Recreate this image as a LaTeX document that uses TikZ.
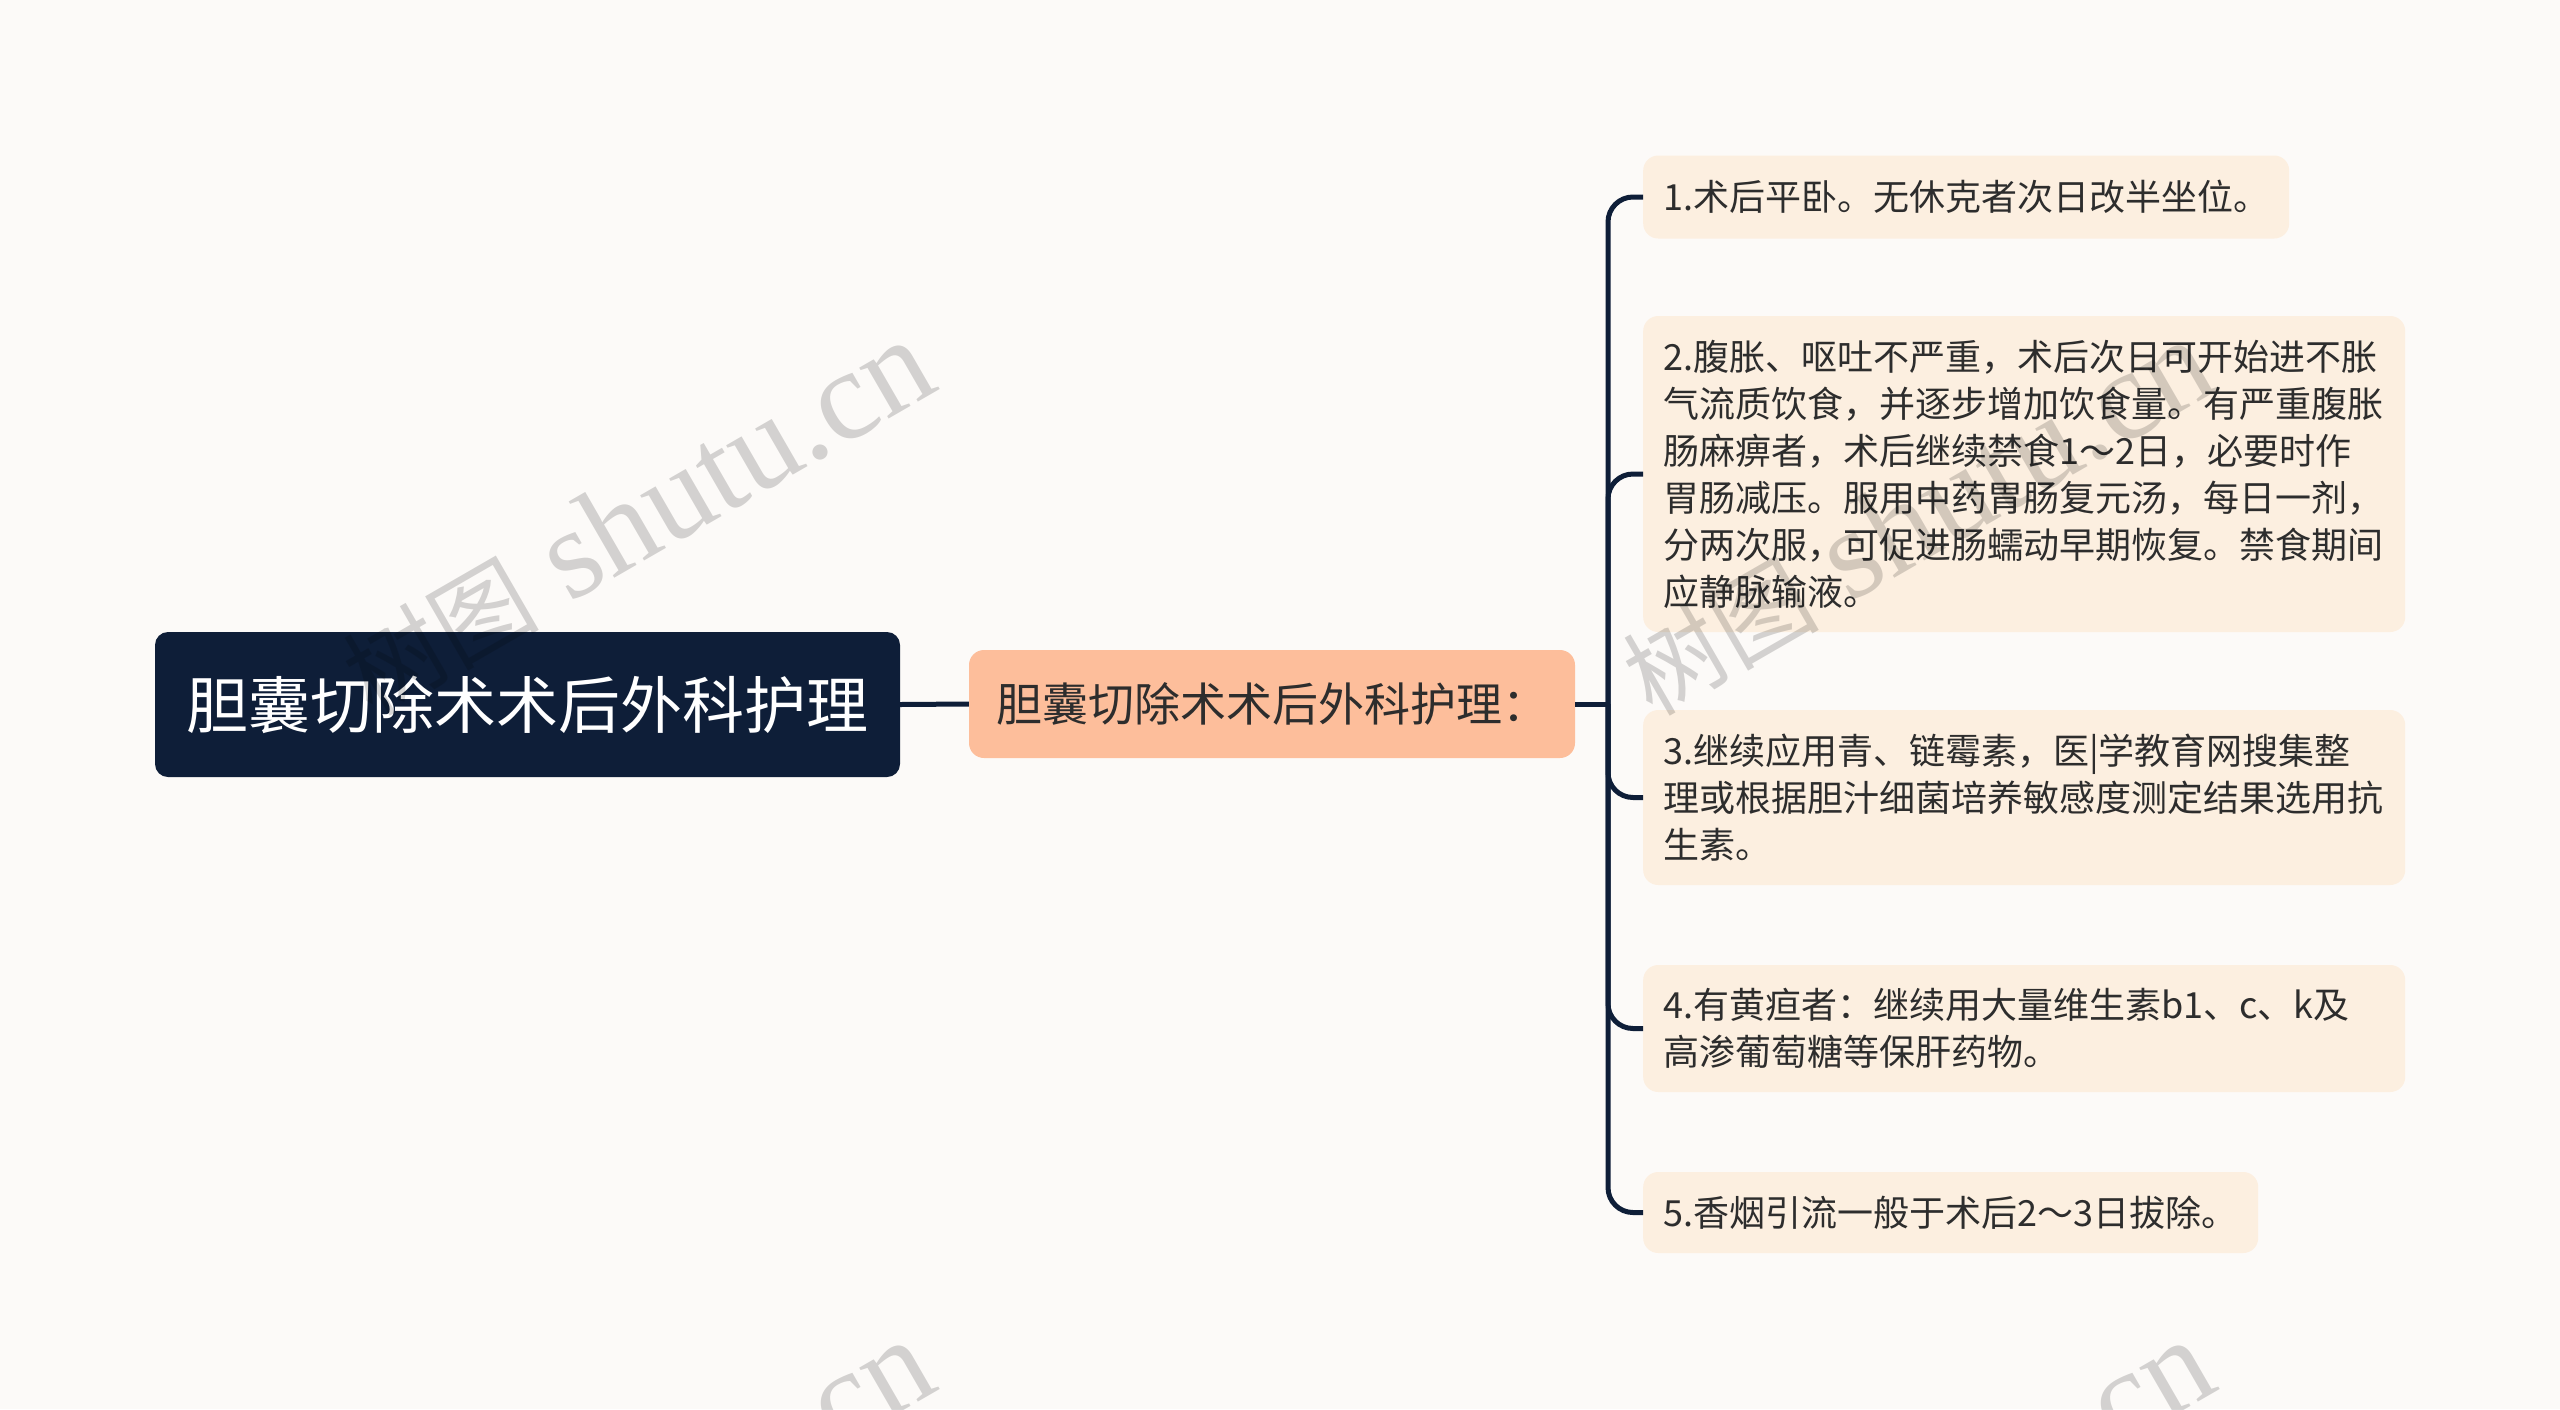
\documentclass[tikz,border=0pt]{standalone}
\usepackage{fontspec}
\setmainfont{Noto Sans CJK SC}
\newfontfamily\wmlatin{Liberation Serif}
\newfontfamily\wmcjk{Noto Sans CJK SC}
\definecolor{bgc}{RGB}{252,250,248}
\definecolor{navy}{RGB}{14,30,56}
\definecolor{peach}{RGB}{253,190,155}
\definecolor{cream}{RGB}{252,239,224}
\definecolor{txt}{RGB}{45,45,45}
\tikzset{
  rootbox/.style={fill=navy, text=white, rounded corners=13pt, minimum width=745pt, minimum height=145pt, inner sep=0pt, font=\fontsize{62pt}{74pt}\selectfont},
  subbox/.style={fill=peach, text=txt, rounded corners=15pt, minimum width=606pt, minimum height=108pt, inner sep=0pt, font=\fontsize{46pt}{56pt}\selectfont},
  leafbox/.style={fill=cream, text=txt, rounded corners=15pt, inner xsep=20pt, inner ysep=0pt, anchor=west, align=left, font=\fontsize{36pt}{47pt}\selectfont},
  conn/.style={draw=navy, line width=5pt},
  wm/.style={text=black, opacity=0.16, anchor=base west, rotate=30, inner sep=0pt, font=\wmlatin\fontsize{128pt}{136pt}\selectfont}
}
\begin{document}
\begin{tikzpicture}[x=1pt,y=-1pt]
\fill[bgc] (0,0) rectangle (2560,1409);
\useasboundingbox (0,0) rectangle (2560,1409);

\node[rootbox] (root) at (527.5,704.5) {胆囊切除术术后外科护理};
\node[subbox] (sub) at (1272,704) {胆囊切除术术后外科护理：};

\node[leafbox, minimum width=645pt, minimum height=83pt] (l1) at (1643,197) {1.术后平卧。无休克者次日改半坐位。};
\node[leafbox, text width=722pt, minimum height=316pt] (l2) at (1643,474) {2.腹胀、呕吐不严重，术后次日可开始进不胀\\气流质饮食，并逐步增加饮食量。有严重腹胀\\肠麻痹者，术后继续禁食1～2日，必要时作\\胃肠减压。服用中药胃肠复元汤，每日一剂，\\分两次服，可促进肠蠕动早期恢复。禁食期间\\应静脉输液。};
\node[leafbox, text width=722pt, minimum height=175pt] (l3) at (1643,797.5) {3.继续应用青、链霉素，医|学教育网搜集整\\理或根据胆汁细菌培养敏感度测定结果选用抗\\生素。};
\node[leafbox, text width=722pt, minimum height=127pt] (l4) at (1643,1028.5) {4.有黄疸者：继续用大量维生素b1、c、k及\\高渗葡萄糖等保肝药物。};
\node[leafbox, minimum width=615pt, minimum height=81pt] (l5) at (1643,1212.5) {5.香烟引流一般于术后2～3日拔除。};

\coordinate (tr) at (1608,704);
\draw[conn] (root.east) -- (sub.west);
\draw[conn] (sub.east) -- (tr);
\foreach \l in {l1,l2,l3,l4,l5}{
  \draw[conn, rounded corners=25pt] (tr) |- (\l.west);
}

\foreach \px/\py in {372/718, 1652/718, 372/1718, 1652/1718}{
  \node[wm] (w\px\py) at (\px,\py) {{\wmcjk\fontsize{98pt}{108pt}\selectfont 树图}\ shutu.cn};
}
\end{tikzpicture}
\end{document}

_ _ _ _ _

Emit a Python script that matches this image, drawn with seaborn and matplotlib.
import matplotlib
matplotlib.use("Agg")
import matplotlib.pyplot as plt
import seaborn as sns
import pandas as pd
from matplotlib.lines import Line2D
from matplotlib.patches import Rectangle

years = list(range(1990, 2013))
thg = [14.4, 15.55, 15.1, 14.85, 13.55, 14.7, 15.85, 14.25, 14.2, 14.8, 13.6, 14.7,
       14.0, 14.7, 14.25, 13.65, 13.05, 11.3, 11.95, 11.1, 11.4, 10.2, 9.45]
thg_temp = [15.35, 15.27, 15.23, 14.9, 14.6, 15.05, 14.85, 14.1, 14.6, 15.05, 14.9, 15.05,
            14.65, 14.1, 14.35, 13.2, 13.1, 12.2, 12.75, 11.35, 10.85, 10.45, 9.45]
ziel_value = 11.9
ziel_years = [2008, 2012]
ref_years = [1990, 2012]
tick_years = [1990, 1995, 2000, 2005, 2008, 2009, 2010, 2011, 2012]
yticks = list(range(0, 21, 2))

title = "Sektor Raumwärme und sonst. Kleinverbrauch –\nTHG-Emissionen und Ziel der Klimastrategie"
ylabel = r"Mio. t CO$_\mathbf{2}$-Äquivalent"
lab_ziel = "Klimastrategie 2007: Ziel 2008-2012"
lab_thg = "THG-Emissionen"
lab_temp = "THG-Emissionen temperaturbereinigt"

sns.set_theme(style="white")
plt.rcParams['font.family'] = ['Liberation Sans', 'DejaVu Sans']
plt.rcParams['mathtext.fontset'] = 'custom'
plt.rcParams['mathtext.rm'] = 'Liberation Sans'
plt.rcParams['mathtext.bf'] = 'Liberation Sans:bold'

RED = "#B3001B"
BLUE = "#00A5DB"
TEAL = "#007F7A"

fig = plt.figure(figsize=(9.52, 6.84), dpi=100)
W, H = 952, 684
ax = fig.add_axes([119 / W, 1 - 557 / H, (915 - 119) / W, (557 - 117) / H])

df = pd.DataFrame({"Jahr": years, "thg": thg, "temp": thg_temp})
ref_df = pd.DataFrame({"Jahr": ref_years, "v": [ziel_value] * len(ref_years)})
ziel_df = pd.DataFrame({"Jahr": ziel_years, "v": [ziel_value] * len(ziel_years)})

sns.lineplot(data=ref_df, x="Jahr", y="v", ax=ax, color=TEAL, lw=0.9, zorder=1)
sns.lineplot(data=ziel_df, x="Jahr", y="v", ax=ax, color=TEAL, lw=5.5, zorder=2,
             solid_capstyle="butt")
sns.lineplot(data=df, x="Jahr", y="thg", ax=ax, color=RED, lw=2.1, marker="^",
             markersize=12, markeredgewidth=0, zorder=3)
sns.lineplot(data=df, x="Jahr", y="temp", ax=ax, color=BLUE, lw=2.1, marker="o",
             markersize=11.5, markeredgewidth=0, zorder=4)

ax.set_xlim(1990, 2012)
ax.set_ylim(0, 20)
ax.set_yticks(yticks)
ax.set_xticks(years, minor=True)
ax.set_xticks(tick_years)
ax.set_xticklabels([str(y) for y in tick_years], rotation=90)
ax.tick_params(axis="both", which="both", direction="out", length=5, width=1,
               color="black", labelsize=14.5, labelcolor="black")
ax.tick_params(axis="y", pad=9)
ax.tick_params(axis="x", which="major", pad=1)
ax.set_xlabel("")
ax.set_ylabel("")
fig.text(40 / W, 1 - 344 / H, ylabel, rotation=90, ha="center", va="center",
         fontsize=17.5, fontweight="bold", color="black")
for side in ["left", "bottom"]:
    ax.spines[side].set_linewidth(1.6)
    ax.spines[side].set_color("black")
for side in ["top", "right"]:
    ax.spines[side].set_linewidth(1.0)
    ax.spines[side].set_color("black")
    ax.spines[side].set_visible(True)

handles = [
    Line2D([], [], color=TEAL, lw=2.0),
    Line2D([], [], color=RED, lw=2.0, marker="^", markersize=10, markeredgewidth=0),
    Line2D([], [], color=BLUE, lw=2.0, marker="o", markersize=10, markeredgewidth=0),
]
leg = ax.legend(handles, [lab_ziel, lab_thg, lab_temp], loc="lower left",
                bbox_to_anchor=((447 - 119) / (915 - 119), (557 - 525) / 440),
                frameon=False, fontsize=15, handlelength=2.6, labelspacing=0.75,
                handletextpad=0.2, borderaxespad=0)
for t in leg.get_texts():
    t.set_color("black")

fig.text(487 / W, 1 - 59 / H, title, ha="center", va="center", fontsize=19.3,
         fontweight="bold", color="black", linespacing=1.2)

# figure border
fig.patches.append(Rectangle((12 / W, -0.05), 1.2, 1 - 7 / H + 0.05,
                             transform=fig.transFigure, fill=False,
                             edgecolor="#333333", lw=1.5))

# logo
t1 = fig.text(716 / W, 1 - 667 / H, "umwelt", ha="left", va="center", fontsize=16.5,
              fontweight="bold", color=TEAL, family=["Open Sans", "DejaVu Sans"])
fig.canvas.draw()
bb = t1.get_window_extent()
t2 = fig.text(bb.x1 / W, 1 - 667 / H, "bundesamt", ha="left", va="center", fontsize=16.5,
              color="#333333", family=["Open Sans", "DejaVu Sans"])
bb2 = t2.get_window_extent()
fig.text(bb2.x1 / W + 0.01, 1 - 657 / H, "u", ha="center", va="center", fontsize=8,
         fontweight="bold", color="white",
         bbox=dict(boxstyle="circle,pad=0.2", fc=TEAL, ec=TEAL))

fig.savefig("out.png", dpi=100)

_ _ _ _ _

Print exactly the lines from the line with "Emit a Python" to the line with "from matplotlib.patches import Rectangle", both included, and nothing else.

**RESPONSE BELOW**
Emit a Python script that matches this image, drawn with seaborn and matplotlib.
import matplotlib
matplotlib.use("Agg")
import matplotlib.pyplot as plt
import seaborn as sns
import pandas as pd
from matplotlib.lines import Line2D
from matplotlib.patches import Rectangle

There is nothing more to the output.